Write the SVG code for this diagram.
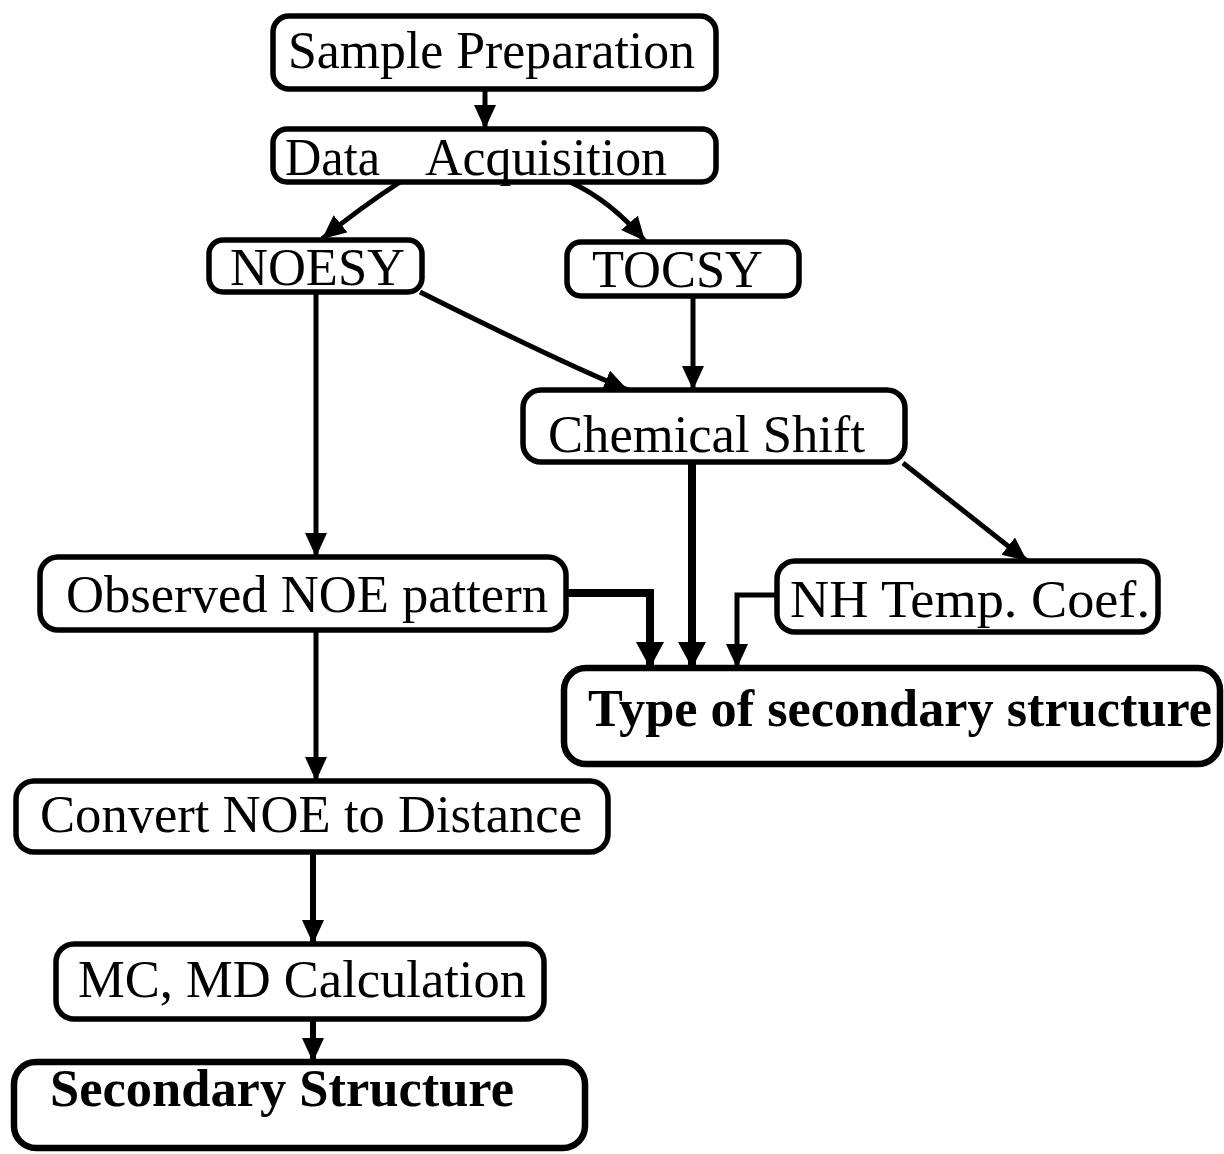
<svg xmlns="http://www.w3.org/2000/svg" width="1224" height="1154" viewBox="0 0 1224 1154">
<defs>
<style>
.box{fill:#fff;stroke:#000;stroke-width:5.5}
.boxb{fill:#fff;stroke:#000;stroke-width:6.5}
.t{font-family:"Liberation Serif","Times New Roman",serif;font-size:52px;fill:#000}
.tb{font-family:"Liberation Serif","Times New Roman",serif;font-size:53px;font-weight:bold;fill:#000}
.c{fill:none;stroke:#000;stroke-width:5;marker-end:url(#a)}
.ck{fill:none;stroke:#000;stroke-width:8;marker-end:url(#b)}
</style>
<marker id="a" markerUnits="userSpaceOnUse" markerWidth="26" markerHeight="24" refX="24" refY="11" orient="auto">
<path d="M0,0 L24,11 L0,22 z" fill="#000"/>
</marker>
<marker id="b" markerUnits="userSpaceOnUse" markerWidth="28" markerHeight="30" refX="26" refY="14" orient="auto">
<path d="M0,0 L26,14 L0,28 z" fill="#000"/>
</marker>
</defs>
<rect width="1224" height="1154" fill="#fff"/>
<g id="connectors">
<path class="c" d="M485,89 L485,129"/>
<path class="c" d="M400,182 Q360,208 322,239"/>
<path class="c" d="M570,182 Q610,200 645,241"/>
<path class="c" d="M420,292 Q560,362 628,390"/>
<path class="c" d="M693,296 L693,390"/>
<path class="c" d="M316,292 L316,557"/>
<path class="ck" d="M692,462 L692,668"/>
<path class="c" d="M903,463 L1027,561"/>
<path class="ck" d="M566,593 L650,593 L650,668"/>
<path class="c" d="M777,595 L737,595 L737,668"/>
<path class="c" d="M316,630 L316,781"/>
<path class="c" style="stroke-width:6" d="M313,852 L313,944"/>
<path class="c" style="stroke-width:6" d="M313,1019 L313,1062"/>
</g>
<g id="n1"><rect class="box" x="273" y="16" width="443" height="73" rx="16"/><text class="t" x="288" y="68" textLength="407" lengthAdjust="spacingAndGlyphs">Sample Preparation</text></g>
<g id="n2"><rect class="box" x="273" y="129" width="443" height="53" rx="14"/><text class="t" y="175"><tspan x="285" textLength="95" lengthAdjust="spacingAndGlyphs">Data</tspan><tspan x="425" textLength="242" lengthAdjust="spacingAndGlyphs">Acquisition</tspan></text></g>
<g id="n3"><rect class="box" x="209" y="240" width="213" height="52" rx="14"/><text class="t" x="230" y="285" textLength="175" lengthAdjust="spacingAndGlyphs">NOESY</text></g>
<g id="n4"><rect class="box" x="567" y="242" width="232" height="54" rx="14"/><text class="t" x="592" y="287" textLength="171" lengthAdjust="spacingAndGlyphs">TOCSY</text></g>
<g id="n5"><rect class="box" x="523" y="390" width="382" height="72" rx="18"/><text class="t" x="548" y="452" textLength="317" lengthAdjust="spacingAndGlyphs">Chemical Shift</text></g>
<g id="n6"><rect class="box" x="40" y="557" width="526" height="73" rx="18"/><text class="t" x="66" y="612" textLength="482" lengthAdjust="spacingAndGlyphs">Observed NOE pattern</text></g>
<g id="n7"><rect class="box" x="777" y="561" width="381" height="71" rx="18"/><text class="t" x="790" y="617" textLength="360" lengthAdjust="spacingAndGlyphs">NH Temp. Coef.</text></g>
<g id="n8"><rect class="boxb" x="564" y="668" width="656" height="96" rx="22"/><text class="tb" x="588" y="726" textLength="624" lengthAdjust="spacingAndGlyphs">Type of secondary structure</text></g>
<g id="n9"><rect class="box" x="16" y="781" width="592" height="71" rx="18"/><text class="t" x="40" y="832" textLength="542" lengthAdjust="spacingAndGlyphs">Convert NOE to Distance</text></g>
<g id="n10"><rect class="box" x="56" y="944" width="488" height="75" rx="18"/><text class="t" x="78" y="997" textLength="448" lengthAdjust="spacingAndGlyphs">MC, MD Calculation</text></g>
<g id="n11"><rect class="boxb" x="14" y="1062" width="571" height="86" rx="22"/><text class="tb" x="50" y="1106" textLength="464" lengthAdjust="spacingAndGlyphs">Secondary Structure</text></g>
</svg>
########################################
Set exercise:
Repeat all of the data above word for word, minus the pictures.

Response below:
Write the SVG code for this diagram.
<svg xmlns="http://www.w3.org/2000/svg" width="1224" height="1154" viewBox="0 0 1224 1154">
<defs>
<style>
.box{fill:#fff;stroke:#000;stroke-width:5.5}
.boxb{fill:#fff;stroke:#000;stroke-width:6.5}
.t{font-family:"Liberation Serif","Times New Roman",serif;font-size:52px;fill:#000}
.tb{font-family:"Liberation Serif","Times New Roman",serif;font-size:53px;font-weight:bold;fill:#000}
.c{fill:none;stroke:#000;stroke-width:5;marker-end:url(#a)}
.ck{fill:none;stroke:#000;stroke-width:8;marker-end:url(#b)}
</style>
<marker id="a" markerUnits="userSpaceOnUse" markerWidth="26" markerHeight="24" refX="24" refY="11" orient="auto">
<path d="M0,0 L24,11 L0,22 z" fill="#000"/>
</marker>
<marker id="b" markerUnits="userSpaceOnUse" markerWidth="28" markerHeight="30" refX="26" refY="14" orient="auto">
<path d="M0,0 L26,14 L0,28 z" fill="#000"/>
</marker>
</defs>
<rect width="1224" height="1154" fill="#fff"/>
<g id="connectors">
<path class="c" d="M485,89 L485,129"/>
<path class="c" d="M400,182 Q360,208 322,239"/>
<path class="c" d="M570,182 Q610,200 645,241"/>
<path class="c" d="M420,292 Q560,362 628,390"/>
<path class="c" d="M693,296 L693,390"/>
<path class="c" d="M316,292 L316,557"/>
<path class="ck" d="M692,462 L692,668"/>
<path class="c" d="M903,463 L1027,561"/>
<path class="ck" d="M566,593 L650,593 L650,668"/>
<path class="c" d="M777,595 L737,595 L737,668"/>
<path class="c" d="M316,630 L316,781"/>
<path class="c" style="stroke-width:6" d="M313,852 L313,944"/>
<path class="c" style="stroke-width:6" d="M313,1019 L313,1062"/>
</g>
<g id="n1"><rect class="box" x="273" y="16" width="443" height="73" rx="16"/><text class="t" x="288" y="68" textLength="407" lengthAdjust="spacingAndGlyphs">Sample Preparation</text></g>
<g id="n2"><rect class="box" x="273" y="129" width="443" height="53" rx="14"/><text class="t" y="175"><tspan x="285" textLength="95" lengthAdjust="spacingAndGlyphs">Data</tspan><tspan x="425" textLength="242" lengthAdjust="spacingAndGlyphs">Acquisition</tspan></text></g>
<g id="n3"><rect class="box" x="209" y="240" width="213" height="52" rx="14"/><text class="t" x="230" y="285" textLength="175" lengthAdjust="spacingAndGlyphs">NOESY</text></g>
<g id="n4"><rect class="box" x="567" y="242" width="232" height="54" rx="14"/><text class="t" x="592" y="287" textLength="171" lengthAdjust="spacingAndGlyphs">TOCSY</text></g>
<g id="n5"><rect class="box" x="523" y="390" width="382" height="72" rx="18"/><text class="t" x="548" y="452" textLength="317" lengthAdjust="spacingAndGlyphs">Chemical Shift</text></g>
<g id="n6"><rect class="box" x="40" y="557" width="526" height="73" rx="18"/><text class="t" x="66" y="612" textLength="482" lengthAdjust="spacingAndGlyphs">Observed NOE pattern</text></g>
<g id="n7"><rect class="box" x="777" y="561" width="381" height="71" rx="18"/><text class="t" x="790" y="617" textLength="360" lengthAdjust="spacingAndGlyphs">NH Temp. Coef.</text></g>
<g id="n8"><rect class="boxb" x="564" y="668" width="656" height="96" rx="22"/><text class="tb" x="588" y="726" textLength="624" lengthAdjust="spacingAndGlyphs">Type of secondary structure</text></g>
<g id="n9"><rect class="box" x="16" y="781" width="592" height="71" rx="18"/><text class="t" x="40" y="832" textLength="542" lengthAdjust="spacingAndGlyphs">Convert NOE to Distance</text></g>
<g id="n10"><rect class="box" x="56" y="944" width="488" height="75" rx="18"/><text class="t" x="78" y="997" textLength="448" lengthAdjust="spacingAndGlyphs">MC, MD Calculation</text></g>
<g id="n11"><rect class="boxb" x="14" y="1062" width="571" height="86" rx="22"/><text class="tb" x="50" y="1106" textLength="464" lengthAdjust="spacingAndGlyphs">Secondary Structure</text></g>
</svg>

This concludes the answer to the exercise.